It is the next day, after his birthday, and months after I should have known that I realize that Monroe is not speaking in a manner that is "developmentally appropriate."
It is insensible, mindless, blindness that has brought me to this day, as I stand hot and a little dizzy in Dr. Vestergaard's examination room, with three boys and one of them near-naked, and look at her in a jolt of acceptance. "A few dozen words," I say, and it comes to me. All at once. A few dozen? Barely four or five more than I'd acknowledged as Truman's sum and total at age two.
Weeks ago, I had sat on my front steps paging quietly through my college sketch book, bought at the National Gallery gift shop, a green and yellow Georgia O'Keefe flower on the cover. In it I had sketched a college crush, a glass of water, my eye, a bouquet of flowers, a carnation on a sunhat. In it I had, in another decade, recorded every word that Everett spoke at age two. Hundreds. At the time, I read them and wondered at the different paths my boys have taken in the development of their unassailingly formidable intellects. At the time, I had not doubted Monroe's speech at all.
You only need look in their eyes, to see, each will knock down IQ and aptitude tests with steely determination, it is there, deep brilliance, a heady serious soul behind each pair of eyes, green, brown, brown. Everett memorizes poems at two readings; Truman stubbornly "reads" every word of a book he's only heard twice; Monroe turns to the right page, "beep beep, ay!" he says, smiling at me. "Yes," I say, reading the rest of the garbage truck's dialogue. "Beep, beep, beep, hey! Beep, beep, outa my way!"
Why then, why, does he converse in babbling and the occasional 'hi,' 'byebye,' 'moon!'? Why have I never worried? Why am I still not worried? Is there something in our water? It's not lead, at least, we were just tested and we passed, no reading, no measurement. I vault forward and back through my new parenting philosophies, the old masters, I look to neurological research (faulty braincell connections, it's all my doing?), I wonder as I do so often, what would Ma Ingalls have done?. Ma Ingalls would never have written all Mary's words in her sketchbook, I imagine, for a minute half-wondering if baby Carrie's dialogue is worth analysis.

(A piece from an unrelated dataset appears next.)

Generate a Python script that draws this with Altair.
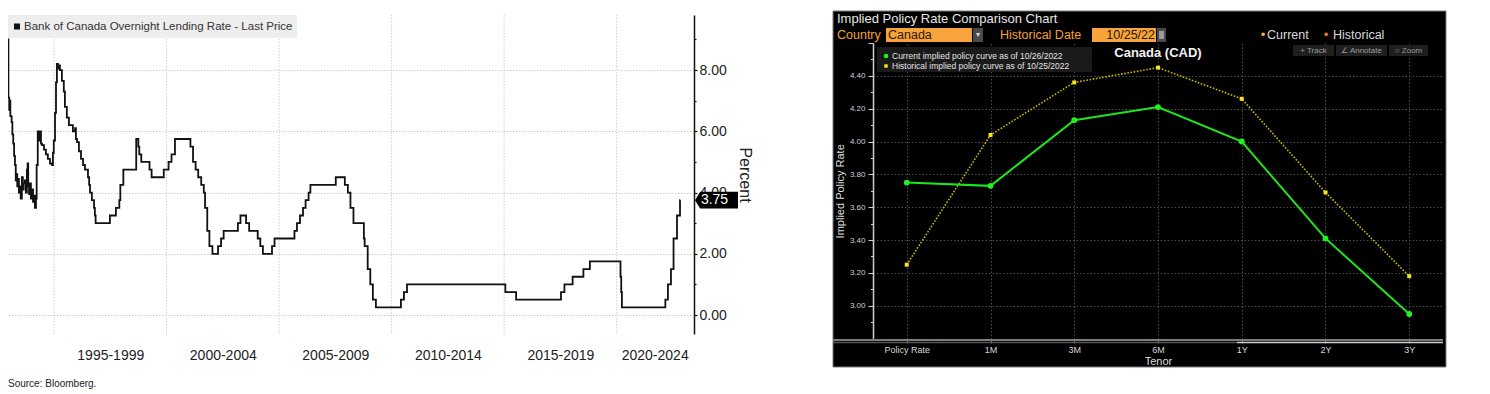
import altair as alt
import pandas as pd

# ---------------- Left panel data: Bank of Canada overnight rate ----------------
rate_dates = [
    "1992-12-15", "1992-12-22", "1993-01-04", "1993-01-11", "1993-01-22", "1993-02-12",
    "1993-02-24", "1993-03-10", "1993-03-24", "1993-04-07", "1993-04-20", "1993-05-03",
    "1993-05-14", "1993-05-26", "1993-06-10", "1993-06-25", "1993-07-09", "1993-07-28",
    "1993-08-13", "1993-08-27", "1993-09-15", "1993-10-01", "1993-10-18", "1993-10-29",
    "1993-11-08", "1993-11-22", "1993-12-06", "1993-12-22", "1994-01-10", "1994-01-25",
    "1994-02-10", "1994-02-25", "1994-03-14", "1994-03-25", "1994-04-12", "1994-04-29",
    "1994-05-16", "1994-06-03", "1994-06-20", "1994-07-22", "1994-08-23", "1994-09-23",
    "1994-10-27", "1994-11-30", "1994-12-14", "1994-12-28", "1995-01-17", "1995-02-02",
    "1995-02-17", "1995-03-06", "1995-03-22", "1995-04-07", "1995-05-09", "1995-06-09",
    "1995-06-27", "1995-07-28", "1995-08-31", "1995-11-03", "1995-12-08", "1995-12-22",
    "1996-01-09", "1996-02-09", "1996-03-14", "1996-04-16", "1996-05-17", "1996-07-05",
    "1996-07-24", "1996-08-07", "1996-09-06", "1996-10-11", "1996-10-25", "1996-11-06",
    "1997-06-26", "1997-10-01", "1997-11-26", "1997-12-12", "1998-01-30", "1998-08-27",
    "1998-09-30", "1998-10-16", "1998-11-17", "1999-03-31", "1999-05-04", "1999-11-17",
    "2000-02-03", "2000-03-22", "2000-05-17", "2001-01-23", "2001-03-06", "2001-04-17",
    "2001-05-29", "2001-07-17", "2001-08-28", "2001-09-17", "2001-10-23", "2001-11-27",
    "2002-01-15", "2002-04-16", "2002-06-04", "2002-07-16", "2003-03-04", "2003-04-15",
    "2003-07-15", "2003-09-03", "2004-01-20", "2004-03-02", "2004-04-13", "2004-09-08",
    "2004-10-19", "2005-09-07", "2005-10-18", "2005-12-06", "2006-01-24", "2006-03-07",
    "2006-04-25", "2006-05-24", "2007-07-10", "2007-12-04", "2008-01-22", "2008-03-04",
    "2008-04-22", "2008-10-08", "2008-10-21", "2008-12-09", "2009-01-20", "2009-03-03",
    "2009-04-21", "2010-06-01", "2010-07-20", "2010-09-08", "2015-01-21", "2015-07-15",
    "2017-07-12", "2017-09-06", "2018-01-17", "2018-07-11", "2018-10-24", "2020-03-04",
    "2020-03-16", "2020-03-27", "2022-03-02", "2022-04-13", "2022-06-01", "2022-07-13",
    "2022-09-07", "2022-10-26", "2022-10-31",
]
rate_values = [
    9.0, 7.1, 6.7, 7.0, 6.5, 6.3,
    5.9, 5.6, 5.2, 4.9, 4.4, 4.6,
    4.2, 4.45, 4.0, 4.2, 3.8, 4.5,
    4.1, 4.3, 4.4, 4.0, 4.75, 4.95,
    4.2, 3.95, 4.3, 3.8, 4.1, 3.7,
    3.9, 3.5, 3.8, 4.9, 6.0, 5.7,
    6.0, 5.6, 5.55, 5.4, 5.25, 5.1,
    4.95, 4.9, 5.3, 5.7, 6.6, 7.6,
    8.2, 8.05, 8.15, 8.0, 7.65, 7.3,
    6.8, 6.45, 6.2, 6.0, 6.1, 5.75,
    5.65, 5.35, 5.1, 4.9, 4.75, 4.5,
    4.25, 4.0, 3.75, 3.5, 3.25, 3.0,
    3.25, 3.5, 3.75, 4.25, 4.75, 5.75,
    5.5, 5.25, 5.0, 4.75, 4.5, 4.75,
    5.0, 5.25, 5.75, 5.5, 5.0, 4.75,
    4.5, 4.25, 4.0, 3.5, 2.75, 2.25,
    2.0, 2.25, 2.5, 2.75, 3.0, 3.25,
    3.0, 2.75, 2.5, 2.25, 2.0, 2.25,
    2.5, 2.75, 3.0, 3.25, 3.5, 3.75,
    4.0, 4.25, 4.5, 4.25, 4.0, 3.5,
    3.0, 2.5, 2.25, 1.5, 1.0, 0.5,
    0.25, 0.5, 0.75, 1.0, 0.75, 0.5,
    0.75, 1.0, 1.25, 1.5, 1.75, 1.25,
    0.75, 0.25, 0.5, 1.0, 1.5, 2.5,
    3.25, 3.75, 3.75,
]
period_starts = ["1995-01-01", "2000-01-01", "2005-01-01", "2010-01-01", "2015-01-01", "2020-01-01"]
period_label_at = ["1997-07-02", "2002-07-02", "2007-07-02", "2012-07-02", "2017-07-02", "2021-09-10"]
left_y_ticks = [0, 1, 2, 3, 4, 5, 6, 7, 8, 9]
last_price = [3.75]
left_legend = "Bank of Canada Overnight Lending Rate - Last Price"
source_note = "Source: Bloomberg."

# ---------------- Right panel data: implied policy rate curves ----------------
tenors = ["Policy Rate", "1M", "3M", "6M", "1Y", "2Y", "3Y"]
current_curve = [3.75, 3.73, 4.13, 4.21, 4.00, 3.41, 2.95]
historical_curve = [3.25, 4.04, 4.36, 4.45, 4.26, 3.69, 3.18]
right_y_ticks = [2.8, 2.9, 3.0, 3.1, 3.2, 3.3, 3.4, 3.5, 3.6, 3.7, 3.8, 3.9,
                 4.0, 4.1, 4.2, 4.3, 4.4, 4.5, 4.6]

FONT = "Liberation Sans"


def dt(s):
    y, m, d = (int(v) for v in s.split("-"))
    return alt.DateTime(year=y, month=m, date=d, utc=True)


def one():
    return alt.Chart(alt.Data(values=[{"k": 1}]))


def box(x1, x2, y1, y2, **kw):
    return one().mark_rect(**kw).encode(
        x=alt.value(x1), x2=alt.value(x2), y=alt.value(y1), y2=alt.value(y2))


def hline(x1, x2, y, **kw):
    return one().mark_rule(**kw).encode(x=alt.value(x1), x2=alt.value(x2), y=alt.value(y))


def txt(s, x, y, **kw):
    kw.setdefault("baseline", "middle")
    kw.setdefault("align", "left")
    return one().mark_text(text=s, **kw).encode(x=alt.value(x), y=alt.value(y))


# ================= LEFT CHART =================
W1, H1 = 686, 319
xs1 = alt.Scale(type="utc", domain=[dt("1992-12-15"), dt("2023-06-10")])
ys1 = alt.Scale(domain=[-0.62, 9.8], nice=False, zero=False)
odd = "datum.value % 2 == 1"

yaxis1 = alt.Axis(
    orient="right", values=left_y_ticks,
    labelExpr="datum.value % 2 == 0 ? format(datum.value, '.2f') : ''",
    labelFontSize=14, labelColor="#222222", labelPadding=2, labelFont=FONT,
    tickColor="#111111", tickWidth=1.2,
    tickSize={"condition": {"test": odd, "value": 2}, "value": 3},
    domainColor="#111111", domainWidth=1.5,
    grid=True, gridColor="#cfcfcf", gridDash=[1.5, 1.5], gridWidth=1,
    gridOpacity={"condition": {"test": odd, "value": 0}, "value": 1},
    title="Percent", titleFontSize=16, titleFontWeight="normal", titleColor="#222222",
    titleFont=FONT, titleAngle=90, titleX=50, titleBaseline="middle",
)
xaxis1 = alt.Axis(
    values=[dt(s) for s in period_label_at],
    labelExpr="floor(utcyear(datum.value)/5)*5 + '-' + (floor(utcyear(datum.value)/5)*5 + 4)",
    labelFontSize=14, labelColor="#222222", labelFont=FONT, labelPadding=14, labelAngle=0,
    labelFlush=False, labelOverlap=False,
    ticks=False, domain=False, grid=False, title=None,
)

rate_df = pd.DataFrame({"date": rate_dates, "rate": rate_values})

vgrid = alt.Chart(pd.DataFrame({"date": period_starts})).mark_rule(
    color="#cfcfcf", strokeDash=[1.5, 1.5], strokeWidth=1
).encode(x=alt.X("date:T", scale=xs1, axis=xaxis1))

rate_line = alt.Chart(rate_df).mark_line(
    interpolate="step-after", color="#111111", strokeWidth=1.8
).encode(
    x=alt.X("date:T", scale=xs1, axis=xaxis1),
    y=alt.Y("rate:Q", scale=ys1, axis=yaxis1),
)

last_df = pd.DataFrame({"rate": last_price})
tag = alt.Chart(last_df).mark_point(
    shape="M -1 0 L -0.76 -0.39 L 1 -0.39 L 1 0.39 L -0.76 0.39 Z",
    size=1849, filled=True, color="#000000", opacity=1, strokeWidth=0,
).encode(x=alt.value(W1 + 22.5), y=alt.Y("rate:Q", scale=ys1, axis=yaxis1))
tag_text = alt.Chart(last_df).mark_text(
    color="#ffffff", fontSize=14, font=FONT, align="center", baseline="middle"
).encode(
    x=alt.value(W1 + 20.5), y=alt.Y("rate:Q", scale=ys1, axis=yaxis1),
    text=alt.Text("rate:Q", format=".2f"),
)

left = alt.layer(
    vgrid,
    box(0, 289, 0, 23, fill="#eeeeee"),
    one().mark_point(shape="square", filled=True, color="#111111", size=36, opacity=1).encode(
        x=alt.value(9), y=alt.value(11.5)),
    txt(left_legend, 16, 12, fontSize=11.5, color="#333333", font=FONT),
    rate_line,
    tag,
    tag_text,
    txt(source_note, 0, 369, fontSize=10, color="#222222", font=FONT),
).properties(width=W1, height=H1)

# ================= RIGHT CHART =================
W2, H2 = 613, 352
ORANGE = "#f5a02c"
xs2 = alt.Scale(type="point", range=[40, 610], padding=0.403)
ys2 = alt.Scale(domain=[2.8, 4.6], range=[323.6, 28], nice=False, zero=False)
minor2 = "round(datum.value*10) % 2 == 1 || datum.value < 2.85 || datum.value > 4.55"

xaxis2 = alt.Axis(
    orient="bottom", offset=-27, domain=False, ticks=True, tickSize=3, tickColor="#8a8a8a",
    labelAngle=0, labelFontSize=9, labelColor="#d8d8d8", labelPadding=2, labelFont=FONT,
    grid=True, gridColor="#4d4d4d", gridDash=[1.5, 2], gridWidth=1,
    title="Tenor", titleColor="#dedede", titleFontSize=11, titleFontWeight="normal",
    titleFont=FONT, titlePadding=1,
)
yaxis2 = alt.Axis(
    orient="left", offset=-40, values=right_y_ticks,
    labelExpr="(round(datum.value*10) % 2 == 0 && datum.value > 2.85 && datum.value < 4.55) ? format(datum.value, '.2f') : ''",
    labelFontSize=8, labelColor="#d0d0d0", labelPadding=3, labelFont=FONT,
    tickColor="#d0d0d0",
    tickSize={"condition": {"test": "round(datum.value*10) % 2 == 1", "value": 2.5}, "value": 5},
    domainColor="#d0d0d0", domainWidth=1.5,
    grid=True, gridColor="#4d4d4d", gridDash=[1.5, 2], gridWidth=1,
    gridOpacity={"condition": {"test": minor2, "value": 0}, "value": 1},
    title="Implied Policy Rate", titleColor="#dedede", titleFontSize=11,
    titleFontWeight="normal", titleFont=FONT, titleAngle=270, titleX=-33,
    titleBaseline="middle",
)

curve_df = pd.DataFrame({"tenor": tenors, "current": current_curve, "historical": historical_curve})
X2 = alt.X("tenor:N", sort=tenors, scale=xs2, axis=xaxis2)

hist_line = alt.Chart(curve_df).mark_line(
    color="#c8b600", strokeWidth=1.6, strokeDash=[1.6, 1.6]
).encode(x=X2, y=alt.Y("historical:Q", scale=ys2, axis=yaxis2))
hist_pts = alt.Chart(curve_df).mark_point(
    shape="square", filled=True, color="#f3e61e", size=16, opacity=1
).encode(x=X2, y=alt.Y("historical:Q", scale=ys2, axis=yaxis2))
cur_line = alt.Chart(curve_df).mark_line(
    color="#1ee41e", strokeWidth=2
).encode(x=X2, y=alt.Y("current:Q", scale=ys2, axis=yaxis2))
cur_pts = alt.Chart(curve_df).mark_point(
    shape="circle", filled=True, color="#22f022", size=34, opacity=1
).encode(x=X2, y=alt.Y("current:Q", scale=ys2, axis=yaxis2))

right = alt.layer(
    box(0, W2, -4, 0, fill="#000000"),
    # scrollbar-like bar under the plot
    hline(0, 610, 325, color="#7c7c7c", strokeWidth=2),
    hline(0, 404, 327.5, color="#555555", strokeWidth=1.5),
    hline(404, 610, 327.5, color="#cfcfcf", strokeWidth=1.5),
    hist_line, hist_pts, cur_line, cur_pts,
    # header
    txt("Implied Policy Rate Comparison Chart", 4, 3.5, fontSize=13, color="#e6e6e6", font=FONT),
    txt("Country", 4, 20, fontSize=12.5, color=ORANGE, font=FONT),
    box(53, 139, 13, 27, fill="#f7a43c"),
    txt("Canada", 55, 20, fontSize=12.5, color="#2a1800", font=FONT),
    box(140, 150, 13, 27, fill="#4a4a4a"),
    txt("\u25be", 145, 20, fontSize=8, color="#dddddd", align="center", font=FONT),
    txt("Historical Date", 167, 20, fontSize=12.5, color=ORANGE, font=FONT),
    box(259, 323, 13, 27, fill="#f7a43c"),
    txt("10/25/22", 322, 20, fontSize=12.5, color="#2a1800", align="right", font=FONT),
    box(324, 333, 13, 27, fill="#4a4a4a"),
    box(326, 331, 16, 24, fill="#9a9a9a"),
    txt("\u2022", 430, 20, fontSize=13, color="#f5b22a", align="center", font=FONT),
    txt("Current", 434, 20, fontSize=12.5, color="#d8d8d8", font=FONT),
    txt("\u2022", 493, 20, fontSize=13, color="#f07c18", align="center", font=FONT),
    txt("Historical", 500, 20, fontSize=12.5, color="#d8d8d8", font=FONT),
    box(460, 501, 30, 41, fill="#1f1f1f"),
    txt("+ Track", 480.5, 35.5, fontSize=8, color="#9c9c9c", align="center", font=FONT),
    box(503, 554, 30, 41, fill="#1f1f1f"),
    txt("\u2220 Annotate", 528.5, 35.5, fontSize=8, color="#9c9c9c", align="center", font=FONT),
    box(556, 595, 30, 41, fill="#1f1f1f"),
    txt("\u25cb Zoom", 575.5, 35.5, fontSize=8, color="#9c9c9c", align="center", font=FONT),
    txt("Canada (CAD)", 325, 38, fontSize=13, fontWeight="bold", color="#f2f2f2",
        align="center", font=FONT),
    # inner legend
    box(44, 259, 32, 57, fill="#1a1a1a"),
    one().mark_point(shape="circle", filled=True, color="#22f022", size=22, opacity=1).encode(
        x=alt.value(53), y=alt.value(41)),
    txt("Current implied policy curve as of 10/26/2022", 59, 41, fontSize=8.5,
        color="#e4e4e4", font=FONT),
    one().mark_point(shape="square", filled=True, color="#f3e61e", size=12, opacity=1).encode(
        x=alt.value(53), y=alt.value(51)),
    txt("Historical implied policy curve as of 10/25/2022", 59, 51, fontSize=8.5,
        color="#e4e4e4", font=FONT),
    # panel border
    box(0, W2, -4, H2, fillOpacity=0, stroke="#7a7a7a", strokeWidth=1),
).properties(
    width=W2, height=H2,
    view=alt.ViewBackground(fill="#000000", strokeWidth=0),
)

chart = alt.hconcat(left, right, spacing=139, bounds="flush").properties(
    padding={"left": -4, "right": 0, "top": 2, "bottom": 0}
).configure(font=FONT).configure_view(strokeWidth=0)

chart.save("out.html", embed_options={"renderer": "svg", "actions": False})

But then, in Ma Ingalls' day, the boy fish in the Potomac River weren't all laying eggs. She'd probably gone her whole life without tasting a soybean. No microwaves, no cell phones, no particulates, nothing but the occasional plague of locusts, polio, and such.
Oh, what have we wrought?
Perhaps this is why I haven't let it sink in: there are too many variables, too many possibilities, too many reasons to worry. In the pinball machine of my brain, theory and blame are zig-zagging so crazily I fear the cover of the machine will melt from the friction. Plexiglass dripping over levers and barriers and madly grinning clown faces, I must turn off the sound before it knocks me over too, he is fine, he is gorgeous, he is brilliant in his own time, I am not to blame.
I am to blame. At least, for this: for what he does know, for squeezing him too tight, for raising a two-year-old who happily eats blueberry blossoms and knows all the places in our yard to find the biggest raspberries. For a child who is both quick to anger and quick to giggle, keening in happiness, for this force of human nature who has become Everett's raison d'etre, for a little boy who throws no tantrum as wild as the one in which he is being denied a bike ride, who is on the cusp of both learning to calm himself and ask "pees" for his most-desirables and to climb out the bathroom window by scaling the wall with his bare toes.

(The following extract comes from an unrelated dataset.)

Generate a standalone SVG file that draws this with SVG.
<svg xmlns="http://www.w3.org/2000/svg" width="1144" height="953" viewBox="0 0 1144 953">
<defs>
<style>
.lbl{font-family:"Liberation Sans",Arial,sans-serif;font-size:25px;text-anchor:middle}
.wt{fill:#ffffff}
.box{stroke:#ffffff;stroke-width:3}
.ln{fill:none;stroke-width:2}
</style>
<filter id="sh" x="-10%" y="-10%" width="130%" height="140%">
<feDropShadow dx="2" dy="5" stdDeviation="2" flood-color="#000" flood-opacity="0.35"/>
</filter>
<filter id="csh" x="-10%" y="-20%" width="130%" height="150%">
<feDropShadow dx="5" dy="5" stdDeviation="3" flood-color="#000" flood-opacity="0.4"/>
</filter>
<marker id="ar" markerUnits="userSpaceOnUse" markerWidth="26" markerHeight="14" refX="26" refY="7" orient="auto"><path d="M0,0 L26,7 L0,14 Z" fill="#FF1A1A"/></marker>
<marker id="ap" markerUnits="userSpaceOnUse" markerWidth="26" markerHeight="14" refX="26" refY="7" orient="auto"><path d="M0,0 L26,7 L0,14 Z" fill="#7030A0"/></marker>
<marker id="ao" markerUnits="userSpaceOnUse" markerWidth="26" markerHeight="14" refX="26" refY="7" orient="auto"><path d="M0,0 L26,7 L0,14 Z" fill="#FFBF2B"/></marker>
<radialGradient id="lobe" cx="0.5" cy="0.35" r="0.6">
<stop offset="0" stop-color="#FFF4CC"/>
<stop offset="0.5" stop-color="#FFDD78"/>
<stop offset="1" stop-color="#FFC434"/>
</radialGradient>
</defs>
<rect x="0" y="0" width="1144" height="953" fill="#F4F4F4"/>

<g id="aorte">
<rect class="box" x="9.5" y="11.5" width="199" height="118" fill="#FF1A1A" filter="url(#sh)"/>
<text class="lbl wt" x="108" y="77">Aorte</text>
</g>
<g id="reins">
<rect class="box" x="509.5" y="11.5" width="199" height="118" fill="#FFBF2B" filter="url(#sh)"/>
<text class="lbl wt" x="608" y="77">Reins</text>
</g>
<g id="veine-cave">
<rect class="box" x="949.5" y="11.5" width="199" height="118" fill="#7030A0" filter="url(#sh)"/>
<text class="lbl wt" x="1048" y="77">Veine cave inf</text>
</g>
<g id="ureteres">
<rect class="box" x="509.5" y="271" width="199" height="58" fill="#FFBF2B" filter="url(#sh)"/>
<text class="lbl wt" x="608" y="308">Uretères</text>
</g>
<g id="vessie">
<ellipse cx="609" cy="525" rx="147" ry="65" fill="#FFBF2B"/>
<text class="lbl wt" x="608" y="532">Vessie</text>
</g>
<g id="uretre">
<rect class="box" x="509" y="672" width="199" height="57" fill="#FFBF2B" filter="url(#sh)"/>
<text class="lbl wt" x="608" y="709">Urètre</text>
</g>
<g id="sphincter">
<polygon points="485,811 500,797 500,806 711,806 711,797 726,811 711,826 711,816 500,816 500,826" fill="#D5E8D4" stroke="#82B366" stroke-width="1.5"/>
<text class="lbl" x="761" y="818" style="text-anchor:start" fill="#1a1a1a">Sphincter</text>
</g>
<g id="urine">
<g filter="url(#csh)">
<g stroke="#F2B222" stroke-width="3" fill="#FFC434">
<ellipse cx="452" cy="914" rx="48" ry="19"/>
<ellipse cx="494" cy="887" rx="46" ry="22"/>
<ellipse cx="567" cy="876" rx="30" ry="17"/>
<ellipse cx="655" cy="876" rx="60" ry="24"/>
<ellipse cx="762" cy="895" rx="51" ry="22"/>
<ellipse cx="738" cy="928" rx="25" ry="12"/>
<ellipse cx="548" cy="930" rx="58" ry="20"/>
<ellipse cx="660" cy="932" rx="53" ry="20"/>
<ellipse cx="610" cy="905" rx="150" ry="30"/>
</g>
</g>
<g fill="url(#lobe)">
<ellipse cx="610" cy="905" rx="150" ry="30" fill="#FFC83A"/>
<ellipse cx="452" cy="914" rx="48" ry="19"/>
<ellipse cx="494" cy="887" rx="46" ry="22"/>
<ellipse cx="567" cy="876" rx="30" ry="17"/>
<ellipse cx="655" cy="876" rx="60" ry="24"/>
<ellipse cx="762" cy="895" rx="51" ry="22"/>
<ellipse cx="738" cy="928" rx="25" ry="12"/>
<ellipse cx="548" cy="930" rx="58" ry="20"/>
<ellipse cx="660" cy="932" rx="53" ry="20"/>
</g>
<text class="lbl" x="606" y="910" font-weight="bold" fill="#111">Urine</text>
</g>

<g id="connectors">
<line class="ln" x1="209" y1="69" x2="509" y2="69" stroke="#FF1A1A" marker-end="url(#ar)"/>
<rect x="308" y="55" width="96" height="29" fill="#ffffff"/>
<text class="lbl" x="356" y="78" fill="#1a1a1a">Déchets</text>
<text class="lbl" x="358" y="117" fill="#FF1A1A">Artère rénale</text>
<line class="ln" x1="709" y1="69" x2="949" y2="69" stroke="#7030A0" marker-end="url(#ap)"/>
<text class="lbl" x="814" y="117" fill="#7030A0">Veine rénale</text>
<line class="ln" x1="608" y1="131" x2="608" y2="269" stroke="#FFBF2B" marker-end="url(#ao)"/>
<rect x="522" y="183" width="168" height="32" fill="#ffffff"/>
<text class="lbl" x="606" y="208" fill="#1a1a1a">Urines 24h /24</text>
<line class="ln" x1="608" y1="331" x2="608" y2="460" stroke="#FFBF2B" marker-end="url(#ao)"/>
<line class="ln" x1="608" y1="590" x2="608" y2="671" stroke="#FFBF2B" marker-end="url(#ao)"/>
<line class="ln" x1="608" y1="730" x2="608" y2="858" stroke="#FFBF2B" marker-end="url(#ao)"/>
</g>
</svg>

Blame/no blame, I accept it all, it is me after all, me his mother, at age just-two his center, his sun and new moon, his teacher, his spiritual guide. I cannot escape my power over him, just as I cannot escape my love for him, my need to answer his cries, even when they send me over the cliff of maternal sanity. Nor can I avoid my culpability in this: not knowing, not realizing, not doing more.
So I try. I struggle, I tell myself I'll call for the county's analysis, I put off calling, I read to him at night, I show him the moon when we are riding the bike and make the sign, right-hand fingers making a backward "C", looking up to the sky, telescoping. "Moon, moon, moon!" I say, and he says it back, "mooh, mooh, mooh!" so thrilled, so close to me, so culpable.